Hannes worked with W-F buildings and grounds supervisor Wes Schroeder on getting the project ready.
“Wes has done a ton of work to get this field prepped and Jake has told Wes what he’d be looking for,” Zerjav said. “I know there are some drainage issues in the past with rain. Having the grass on top of it is going to help drain the field better and soak up that water. Jake and Wes came up a plan to lay it all out. This is the easy part.”
Hannes said players will notice a difference with the new infield.
“It’s going to be more of a true hop,” he said. “It’s not going to be rock-hard like it was before. It shouldn’t be too much of an adjustment. It should slow the ball down a little. You’ll be able to get to balls that you normally don’t with an all-dirt infield. It’ll be a little safer to play on as well.”

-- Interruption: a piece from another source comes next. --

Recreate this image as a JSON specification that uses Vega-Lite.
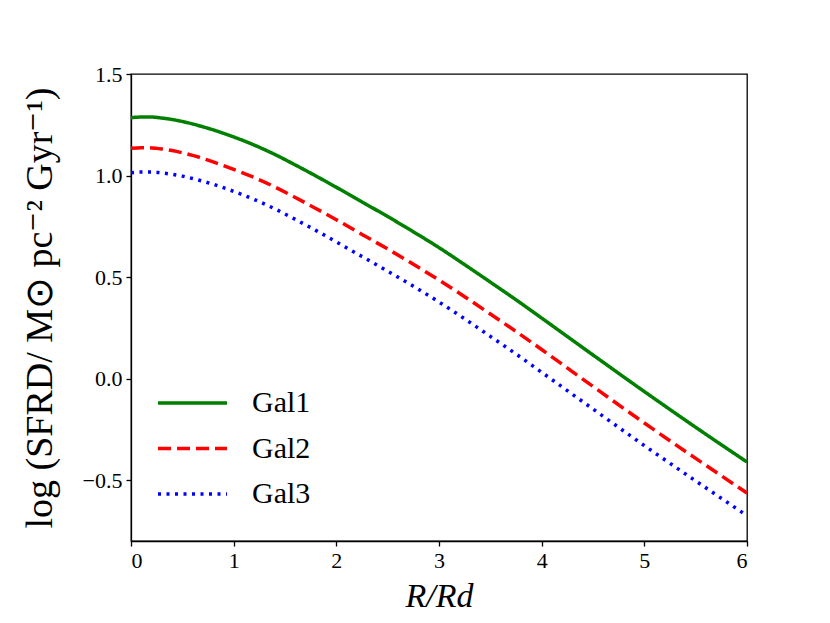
{
  "$schema": "https://vega.github.io/schema/vega-lite/v6.json",
  "autosize": "none",
  "width": 616,
  "height": 467,
  "padding": {"left": 131, "top": 74, "right": 83, "bottom": 82},
  "background": "white",
  "data": {
    "values": [
      {"r": 0, "sfrd": 1.285, "gal": "Gal1"},
      {"r": 0.1, "sfrd": 1.288, "gal": "Gal1"},
      {"r": 0.2, "sfrd": 1.288, "gal": "Gal1"},
      {"r": 0.3, "sfrd": 1.283, "gal": "Gal1"},
      {"r": 0.4, "sfrd": 1.276, "gal": "Gal1"},
      {"r": 0.5, "sfrd": 1.266, "gal": "Gal1"},
      {"r": 0.6, "sfrd": 1.254, "gal": "Gal1"},
      {"r": 0.7, "sfrd": 1.240, "gal": "Gal1"},
      {"r": 0.8, "sfrd": 1.225, "gal": "Gal1"},
      {"r": 0.9, "sfrd": 1.208, "gal": "Gal1"},
      {"r": 1.0, "sfrd": 1.190, "gal": "Gal1"},
      {"r": 1.2, "sfrd": 1.150, "gal": "Gal1"},
      {"r": 1.4, "sfrd": 1.104, "gal": "Gal1"},
      {"r": 1.6, "sfrd": 1.052, "gal": "Gal1"},
      {"r": 1.8, "sfrd": 0.998, "gal": "Gal1"},
      {"r": 2.0, "sfrd": 0.942, "gal": "Gal1"},
      {"r": 2.25, "sfrd": 0.870, "gal": "Gal1"},
      {"r": 2.5, "sfrd": 0.798, "gal": "Gal1"},
      {"r": 2.75, "sfrd": 0.723, "gal": "Gal1"},
      {"r": 3.0, "sfrd": 0.645, "gal": "Gal1"},
      {"r": 3.25, "sfrd": 0.561, "gal": "Gal1"},
      {"r": 3.5, "sfrd": 0.475, "gal": "Gal1"},
      {"r": 3.75, "sfrd": 0.388, "gal": "Gal1"},
      {"r": 4.0, "sfrd": 0.298, "gal": "Gal1"},
      {"r": 4.5, "sfrd": 0.116, "gal": "Gal1"},
      {"r": 5.0, "sfrd": -0.064, "gal": "Gal1"},
      {"r": 5.5, "sfrd": -0.240, "gal": "Gal1"},
      {"r": 6.0, "sfrd": -0.411, "gal": "Gal1"},
      {"r": 0, "sfrd": 1.134, "gal": "Gal2"},
      {"r": 0.1, "sfrd": 1.137, "gal": "Gal2"},
      {"r": 0.2, "sfrd": 1.136, "gal": "Gal2"},
      {"r": 0.3, "sfrd": 1.131, "gal": "Gal2"},
      {"r": 0.4, "sfrd": 1.123, "gal": "Gal2"},
      {"r": 0.5, "sfrd": 1.112, "gal": "Gal2"},
      {"r": 0.6, "sfrd": 1.099, "gal": "Gal2"},
      {"r": 0.7, "sfrd": 1.084, "gal": "Gal2"},
      {"r": 0.8, "sfrd": 1.067, "gal": "Gal2"},
      {"r": 0.9, "sfrd": 1.049, "gal": "Gal2"},
      {"r": 1.0, "sfrd": 1.030, "gal": "Gal2"},
      {"r": 1.2, "sfrd": 0.990, "gal": "Gal2"},
      {"r": 1.4, "sfrd": 0.944, "gal": "Gal2"},
      {"r": 1.6, "sfrd": 0.892, "gal": "Gal2"},
      {"r": 1.8, "sfrd": 0.838, "gal": "Gal2"},
      {"r": 2.0, "sfrd": 0.782, "gal": "Gal2"},
      {"r": 2.25, "sfrd": 0.710, "gal": "Gal2"},
      {"r": 2.5, "sfrd": 0.638, "gal": "Gal2"},
      {"r": 2.75, "sfrd": 0.563, "gal": "Gal2"},
      {"r": 3.0, "sfrd": 0.485, "gal": "Gal2"},
      {"r": 3.25, "sfrd": 0.403, "gal": "Gal2"},
      {"r": 3.5, "sfrd": 0.318, "gal": "Gal2"},
      {"r": 3.75, "sfrd": 0.232, "gal": "Gal2"},
      {"r": 4.0, "sfrd": 0.143, "gal": "Gal2"},
      {"r": 4.5, "sfrd": -0.039, "gal": "Gal2"},
      {"r": 5.0, "sfrd": -0.219, "gal": "Gal2"},
      {"r": 5.5, "sfrd": -0.393, "gal": "Gal2"},
      {"r": 6.0, "sfrd": -0.564, "gal": "Gal2"},
      {"r": 0, "sfrd": 1.014, "gal": "Gal3"},
      {"r": 0.1, "sfrd": 1.017, "gal": "Gal3"},
      {"r": 0.2, "sfrd": 1.017, "gal": "Gal3"},
      {"r": 0.3, "sfrd": 1.013, "gal": "Gal3"},
      {"r": 0.4, "sfrd": 1.006, "gal": "Gal3"},
      {"r": 0.5, "sfrd": 0.997, "gal": "Gal3"},
      {"r": 0.6, "sfrd": 0.985, "gal": "Gal3"},
      {"r": 0.7, "sfrd": 0.972, "gal": "Gal3"},
      {"r": 0.8, "sfrd": 0.957, "gal": "Gal3"},
      {"r": 0.9, "sfrd": 0.940, "gal": "Gal3"},
      {"r": 1.0, "sfrd": 0.922, "gal": "Gal3"},
      {"r": 1.2, "sfrd": 0.882, "gal": "Gal3"},
      {"r": 1.4, "sfrd": 0.836, "gal": "Gal3"},
      {"r": 1.6, "sfrd": 0.784, "gal": "Gal3"},
      {"r": 1.8, "sfrd": 0.730, "gal": "Gal3"},
      {"r": 2.0, "sfrd": 0.673, "gal": "Gal3"},
      {"r": 2.25, "sfrd": 0.601, "gal": "Gal3"},
      {"r": 2.5, "sfrd": 0.529, "gal": "Gal3"},
      {"r": 2.75, "sfrd": 0.455, "gal": "Gal3"},
      {"r": 3.0, "sfrd": 0.377, "gal": "Gal3"},
      {"r": 3.25, "sfrd": 0.294, "gal": "Gal3"},
      {"r": 3.5, "sfrd": 0.208, "gal": "Gal3"},
      {"r": 3.75, "sfrd": 0.121, "gal": "Gal3"},
      {"r": 4.0, "sfrd": 0.031, "gal": "Gal3"},
      {"r": 4.5, "sfrd": -0.150, "gal": "Gal3"},
      {"r": 5.0, "sfrd": -0.330, "gal": "Gal3"},
      {"r": 5.5, "sfrd": -0.504, "gal": "Gal3"},
      {"r": 6.0, "sfrd": -0.675, "gal": "Gal3"}
    ]
  },
  "mark": {"type": "line", "strokeWidth": 3.5, "interpolate": "monotone", "strokeCap": "butt"},
  "encoding": {
    "x": {
      "field": "r",
      "type": "quantitative",
      "title": "R/Rd",
      "scale": {"domain": [0, 6], "nice": false, "zero": false},
      "axis": {
        "values": [0, 1, 2, 3, 4, 5, 6],
        "format": "d",
        "titleFontStyle": "italic",
        "titleFontSize": 34,
        "titlePadding": 8
      }
    },
    "y": {
      "field": "sfrd",
      "type": "quantitative",
      "title": "log (SFRD/ M⊙ pc⁻² Gyr⁻¹)",
      "scale": {"domain": [-0.8, 1.5], "nice": false, "zero": false},
      "axis": {
        "values": [-0.5, 0, 0.5, 1.0, 1.5],
        "format": ".1f",
        "titleFontSize": 38,
        "titlePadding": 23
      }
    },
    "color": {
      "field": "gal",
      "type": "nominal",
      "scale": {"domain": ["Gal1", "Gal2", "Gal3"], "range": ["#008000", "#ff0000", "#0000ff"]},
      "legend": {
        "title": null,
        "orient": "none",
        "legendX": 25,
        "legendY": 314,
        "symbolType": "stroke",
        "symbolSize": 4761,
        "symbolStrokeWidth": 3.5,
        "clipHeight": 30,
        "rowPadding": 15.5,
        "labelOffset": 23,
        "labelFont": "Liberation Serif",
        "labelFontSize": 30,
        "labelColor": "black"
      }
    },
    "strokeDash": {
      "field": "gal",
      "type": "nominal",
      "scale": {"domain": ["Gal1", "Gal2", "Gal3"], "range": [[1, 0], [13, 6], [3, 5.5]]},
      "legend": {
        "title": null,
        "orient": "none",
        "legendX": 25,
        "legendY": 314,
        "symbolType": "stroke",
        "symbolSize": 4761,
        "symbolStrokeWidth": 3.5,
        "clipHeight": 30,
        "rowPadding": 15.5,
        "labelOffset": 23,
        "labelFont": "Liberation Serif",
        "labelFontSize": 30,
        "labelColor": "black"
      }
    }
  },
  "config": {
    "view": {"stroke": "black", "strokeWidth": 1.3},
    "axis": {
      "grid": false,
      "domainColor": "black",
      "domainWidth": 1.3,
      "tickColor": "black",
      "tickWidth": 1.3,
      "tickSize": 5,
      "labelFont": "Liberation Serif",
      "labelFontSize": 22,
      "labelColor": "black",
      "labelPadding": 4,
      "titleFont": "Liberation Serif",
      "titleFontWeight": "normal",
      "titleColor": "black"
    },
    "legend": {"padding": 0}
  }
}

“We really just wanted to make the field better,” Fahser said. “It was not a very even playing surface in the first place. We were going to level it out and just ask the Timber Rattlers if there was anything they could do for us to make it better. We never expected the sod, but we are very grateful that we got it.”
It would have cost the school district more than $20,000 to do the project on its own, according to Fahser.

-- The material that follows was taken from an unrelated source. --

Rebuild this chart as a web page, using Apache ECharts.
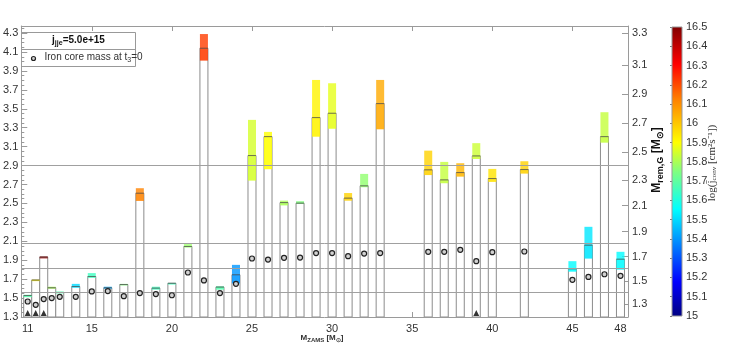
<!DOCTYPE html>
<html>
<head>
<meta charset="utf-8">
<script src="https://cdn.jsdelivr.net/npm/echarts@6/dist/echarts.min.js"></script>
<style>
html, body { margin: 0; padding: 0; background: #fff; }
#main { width: 752px; height: 355px; }
</style>
</head>
<body>
<div id="main"></div>
<script>
// models (M_ZAMS) and remnant baryonic masses
var mZams = [11, 11.5, 12, 12.5, 13, 14, 15, 16, 17, 18, 19, 20, 21, 22, 23, 24, 25, 26, 27, 28, 29, 30, 31, 32, 33, 36, 37, 38, 39, 40, 42, 45, 46, 47, 48];
var mCenter = [1.527, 1.69, 1.933, 1.609, 1.559, 1.622, 1.728, 1.609, 1.643, 2.608, 1.605, 1.656, 2.045, 4.14, 1.616, 1.746, 3.006, 3.206, 2.509, 2.503, 3.407, 3.453, 2.556, 2.686, 3.555, 2.855, 2.749, 2.826, 3.002, 2.763, 2.858, 1.809, 2.059, 3.206, 1.911];
var mLow = [1.51, 1.68, 1.92, 1.60, 1.55, 1.61, 1.714, 1.60, 1.635, 2.527, 1.59, 1.645, 2.035, 4.01, 1.59, 1.656, 2.742, 2.862, 2.48, 2.496, 3.206, 3.29, 2.53, 2.672, 3.284, 2.80, 2.714, 2.784, 2.97, 2.728, 2.816, 1.78, 1.918, 3.143, 1.801];
var mHigh = [1.535, 1.695, 1.94, 1.62, 1.57, 1.65, 1.764, 1.62, 1.65, 2.661, 1.62, 1.66, 2.07, 4.29, 1.625, 1.851, 3.383, 3.256, 2.53, 2.524, 3.805, 3.77, 2.61, 2.812, 3.805, 3.058, 2.939, 2.925, 3.137, 2.865, 2.946, 1.89, 2.253, 3.464, 1.989];
var logJconv = [15.68, 15.92, 16.45, 15.8, 15.68, 15.5, 15.65, 15.43, 15.75, 16.12, 15.65, 15.65, 15.78, 16.22, 15.68, 15.4, 15.85, 15.9, 15.8, 15.75, 15.92, 15.87, 15.98, 15.77, 16.05, 15.98, 15.83, 16.03, 15.84, 15.95, 15.98, 15.55, 15.52, 15.83, 15.55];
var ironCore = [1.464, 1.429, 1.489, 1.50, 1.513, 1.513, 1.57, 1.574, 1.52, 1.553, 1.542, 1.53, 1.77, 1.686, 1.553, 1.651, 1.918, 1.907, 1.925, 1.928, 1.975, 1.975, 1.943, 1.97, 1.975, 1.989, 1.989, 2.01, 1.89, 1.985, 1.992, 1.693, 1.724, 1.752, 1.735];
var triangleX = [11, 11.5, 12, 39];
var refLines = [1.563, 1.81, 2.075, 2.9];

// right axis: gravitational mass labels and where they sit on the baryonic scale
var rightTickG = [1.3, 1.5, 1.7, 1.9, 2.1, 2.3, 2.5, 2.7, 2.9, 3.1, 3.3];
var rightTickB = [1.44, 1.682, 1.939, 2.203, 2.478, 2.746, 3.041, 3.348, 3.654, 3.96, 4.301];
var xLabels = [11, 15, 20, 25, 30, 35, 40, 45, 48];

var yMin = 1.3, yMax = 4.375;
var jMin = 15, jMax = 16.5;
var barHalf = 0.25;

var jetStops = [[0, [0, 0, 128]], [0.12, [0, 0, 255]], [0.37, [0, 255, 255]], [0.5, [128, 255, 128]], [0.6, [255, 255, 0]], [0.75, [255, 128, 0]], [0.87, [255, 0, 0]], [1, [128, 0, 0]]];

function colorOf(v) {
	var t = (v - jMin) / (jMax - jMin);
	t = Math.max(0, Math.min(1, t));
	for (var i = 1; i < jetStops.length; i++) {
		if (t <= jetStops[i][0]) {
			var a = jetStops[i - 1], b = jetStops[i];
			var f = (t - a[0]) / (b[0] - a[0]);
			var c = [];
			for (var k = 0; k < 3; k++) {
				c.push(Math.round(a[1][k] + f * (b[1][k] - a[1][k])));
			}
			return 'rgb(' + c.join(',') + ')';
		}
	}
	return 'rgb(128,0,0)';
}

var barData = [], bandData = [], coreData = [];
for (var i = 0; i < mZams.length; i++) {
	barData.push([mZams[i], mCenter[i]]);
	bandData.push([mZams[i], mLow[i], mHigh[i], mCenter[i], logJconv[i]]);
	coreData.push([mZams[i], ironCore[i]]);
}
var triData = [];
for (var i = 0; i < triangleX.length; i++) {
	triData.push([triangleX[i], yMin]);
}

var gradStops = [];
for (var i = 0; i < jetStops.length; i++) {
	gradStops.push({ offset: jetStops[i][0], color: 'rgb(' + jetStops[i][1].join(',') + ')' });
}

var axisGray = '#9a9a9a';
var labelStyle = { color: '#333', fontSize: 11, fontFamily: 'Liberation Sans' };

var myChart = echarts.init(document.getElementById('main'));
var option = {
	animation: false,
	grid: [
		{ left: 14, top: 26, width: 614, height: 291 },
		{ left: 672, top: 27, width: 10, height: 289 }
	],
	xAxis: [
		{
			type: 'value', gridIndex: 0, position: 'bottom', min: 10.6, max: 48.47,
			axisLine: { show: true, onZero: false, lineStyle: { color: axisGray } },
			axisTick: { show: true, inside: true, length: 5, customValues: xLabels, lineStyle: { color: axisGray } },
			axisLabel: Object.assign({ customValues: xLabels, margin: 6 }, labelStyle),
			splitLine: { show: false }
		},
		{
			type: 'value', gridIndex: 0, position: 'top', min: 10.6, max: 48.47,
			axisLine: { show: true, onZero: false, lineStyle: { color: axisGray } },
			axisTick: { show: true, inside: true, length: 5, customValues: [15, 20, 25, 30, 35, 40, 45], lineStyle: { color: axisGray } },
			axisLabel: { show: false },
			splitLine: { show: false }
		},
		{ type: 'value', gridIndex: 1, min: 0, max: 1, show: false }
	],
	yAxis: [
		{
			type: 'value', gridIndex: 0, position: 'left', min: yMin, max: yMax, interval: 0.2,
			axisLine: { show: true, onZero: false, lineStyle: { color: axisGray } },
			axisTick: { show: true, inside: true, length: 6, lineStyle: { color: axisGray } },
			minorTick: { show: true, splitNumber: 4, length: 3, lineStyle: { color: axisGray } },
			axisLabel: Object.assign({ margin: 3, showMaxLabel: false, formatter: function(v) { return v.toFixed(1); } }, labelStyle),
			splitLine: { show: false }
		},
		{
			type: 'value', gridIndex: 0, position: 'right', min: yMin, max: yMax,
			axisLine: { show: true, onZero: false, lineStyle: { color: axisGray } },
			axisTick: { show: true, inside: true, length: 6, customValues: rightTickB, lineStyle: { color: axisGray } },
			axisLabel: Object.assign({
				margin: 4, customValues: rightTickB,
				formatter: function(v) {
					var best = 0;
					for (var i = 0; i < rightTickB.length; i++) {
						if (Math.abs(rightTickB[i] - v) < Math.abs(rightTickB[best] - v)) best = i;
					}
					return rightTickG[best].toFixed(1);
				}
			}, labelStyle),
			splitLine: { show: false }
		},
		{
			type: 'value', gridIndex: 1, position: 'right', min: jMin, max: jMax, interval: 0.1,
			axisLine: { show: false },
			axisTick: { show: true, inside: true, length: 2, lineStyle: { color: '#777' } },
			axisLabel: Object.assign({ margin: 4, formatter: function(v) { return String(Math.round(v * 10) / 10); } }, labelStyle),
			splitLine: { show: false }
		}
	],
	series: [
		{
			name: 'remnant', type: 'custom', xAxisIndex: 0, yAxisIndex: 0, z: 2, clip: true,
			renderItem: function(params, api) {
				var x = api.value(0), top = api.value(1);
				var p0 = api.coord([x - barHalf, top]);
				var p1 = api.coord([x + barHalf, yMin]);
				return {
					type: 'rect',
					shape: { x: p0[0], y: p0[1], width: p1[0] - p0[0], height: p1[1] - p0[1] },
					style: { fill: '#fff', stroke: '#8c8c8c', lineWidth: 1 }
				};
			},
			data: barData
		},
		{
			name: 'band', type: 'custom', xAxisIndex: 0, yAxisIndex: 0, z: 3, clip: true,
			renderItem: function(params, api) {
				var x = api.value(0), lo = api.value(1), hi = api.value(2), c = api.value(3), j = api.value(4);
				var col = colorOf(j);
				var a = api.coord([x - barHalf, hi]);
				var b = api.coord([x + barHalf, lo]);
				var m = api.coord([x + barHalf, c]);
				return {
					type: 'group',
					children: [
						{ type: 'rect', shape: { x: a[0], y: a[1], width: b[0] - a[0], height: Math.max(b[1] - a[1], 1.5) }, style: { fill: col, opacity: 0.8 } },
						{ type: 'rect', shape: { x: a[0], y: m[1], width: b[0] - a[0], height: Math.max(b[1] - m[1], 0) }, style: { fill: col, opacity: 0.35 } },
						{ type: 'line', shape: { x1: a[0], y1: m[1], x2: b[0], y2: m[1] }, style: { stroke: '#555', lineWidth: 1, opacity: 0.8 } }
					]
				};
			},
			data: bandData
		},
		{
			name: 'Iron core mass at t3=0', type: 'scatter', xAxisIndex: 0, yAxisIndex: 0, z: 5,
			symbol: 'circle', symbolSize: 5,
			itemStyle: { color: '#d2d2d2', borderColor: '#222', borderWidth: 1.2, opacity: 1 },
			data: coreData
		},
		{
			name: 'flag', type: 'scatter', xAxisIndex: 0, yAxisIndex: 0, z: 5,
			symbol: 'triangle', symbolSize: [6, 6], symbolOffset: [0, -4],
			itemStyle: { color: '#000' },
			data: triData,
			markLine: {
				silent: true, symbol: 'none', animation: false,
				label: { show: false },
				lineStyle: { color: '#a0a0a0', width: 1, type: 'solid' },
				data: refLines.map(function(v) { return { yAxis: v }; })
			}
		},
		{
			name: 'colorbar', type: 'custom', xAxisIndex: 2, yAxisIndex: 2,
			renderItem: function(params, api) {
				var p0 = api.coord([0, jMax]);
				var p1 = api.coord([1, jMin]);
				return {
					type: 'rect',
					shape: { x: p0[0], y: p0[1], width: p1[0] - p0[0], height: p1[1] - p0[1] },
					style: {
						fill: new echarts.graphic.LinearGradient(0, 1, 0, 0, gradStops),
						stroke: '#999', lineWidth: 1
					}
				};
			},
			data: [[0, jMin]]
		}
	],
	graphic: [
		{
			type: 'group', left: 19, top: 32, z: 10,
			children: [
				{ type: 'rect', shape: { x: 0, y: 0, width: 114, height: 34 }, style: { fill: '#fff', stroke: '#999', lineWidth: 1 } },
				{ type: 'line', shape: { x1: 0, y1: 17, x2: 114, y2: 17 }, style: { stroke: '#999', lineWidth: 1 } },
				{
					type: 'text', x: 57, y: 8,
					style: {
						text: '{b|j}{s|jje}{b|=5.0e+15}', align: 'center', verticalAlign: 'middle',
						rich: {
							b: { fontSize: 10, fontWeight: 'bold', fontFamily: 'Liberation Sans', fill: '#111' },
							s: { fontSize: 7, fontWeight: 'bold', fontFamily: 'Liberation Sans', fill: '#111', padding: [6, 0, 0, 0] }
						}
					}
				},
				{ type: 'circle', shape: { cx: 12, cy: 26, r: 2 }, style: { fill: '#d2d2d2', stroke: '#222', lineWidth: 1.2 } },
				{
					type: 'text', x: 23, y: 25,
					style: {
						text: '{n|Iron core mass at t}{s|3}{n|=0}', verticalAlign: 'middle',
						rich: {
							n: { fontSize: 10, fontFamily: 'Liberation Sans', fill: '#333' },
							s: { fontSize: 7, fontFamily: 'Liberation Sans', fill: '#333', padding: [6, 0, 0, 0] }
						}
					}
				}
			]
		},
		{
			type: 'text', x: 322, y: 338, z: 10,
			style: {
				text: '{n|M}{s|ZAMS}{n| [M}{s|⊙}{n|]}', align: 'center', verticalAlign: 'middle',
				rich: {
					n: { fontSize: 8, fontWeight: 'bold', fontFamily: 'Liberation Sans', fill: '#333' },
					s: { fontSize: 6, fontWeight: 'bold', fontFamily: 'Liberation Sans', fill: '#333', padding: [5, 0, 0, 0] }
				}
			}
		},
		{
			type: 'text', x: 657, y: 160, rotation: Math.PI / 2, z: 10,
			style: {
				text: '{n|M}{s|rem,G}{n| [M}{s|⊙}{n|]}', align: 'center', verticalAlign: 'middle',
				rich: {
					n: { fontSize: 12, fontWeight: 'bold', fontFamily: 'Liberation Sans', fill: '#111' },
					s: { fontSize: 9, fontWeight: 'bold', fontFamily: 'Liberation Sans', fill: '#111', padding: [7, 0, 0, 0] }
				}
			}
		},
		{
			type: 'text', x: 712, y: 163, rotation: Math.PI / 2, z: 10,
			style: {
				text: '{n|log(j\u0304}{s|conv}{n| [cm²s⁻¹])}', align: 'center', verticalAlign: 'middle',
				rich: {
					n: { fontSize: 11, fontFamily: 'Liberation Serif', fill: '#333' },
					s: { fontSize: 7, fontFamily: 'Liberation Serif', fill: '#333', padding: [5, 0, 0, 0] }
				}
			}
		}
	]
};
myChart.setOption(option);
</script>
</body>
</html>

“I was just asked that and I said $20,000 or $30,000 for everything they’re going to do for us,” he said. “It would be a very expensive project, for sure.”
W-F baseball coach Joe Sambs didn’t see the field until crews had installed sod for about an hour.
“It was like, ‘OK, I’ll believe it when I see it,’” he said. “I believe it now. They’re doing a great job, I know that. There are a couple of (area baseball fields) that have it, but not like this. It’s going to be slower because we play on that hard clay and it’s usually fast ground balls. We’ve had so many kids get hit in the chest or the face because of a bad hop at practice or in a game. It is going to be safer.”
“Instantly, there’s going to be a ‘wow’ factor when you walk out on the field,” Bleck said. “This is my 18th year in Weyauwega-Fremont and it’s always been a full dirt infield. It’s a good ballfield, but this is going to create a different look and feel. I think it’s going to make it a more comfortable playing field for our kids.”
“We’ll be proud to have other people come and play here,” Sambs said. “A lot of teams us it: Babe Ruth, the Pony League, the BABA team. It does get a lot of use, so we have to make sure we keep it in good shape, which I don’t see being a problem.”
“For them to come here and donate all these hours is absolutely awesome,” Fahser said. “I can’t thank them enough.”
“It’s all about how you feel,” Zerjav said. “You look good, you play good if you’re on a field that you’re proud of. Hopefully, it helps the team out and they take a lot of pride in coming to play baseball.”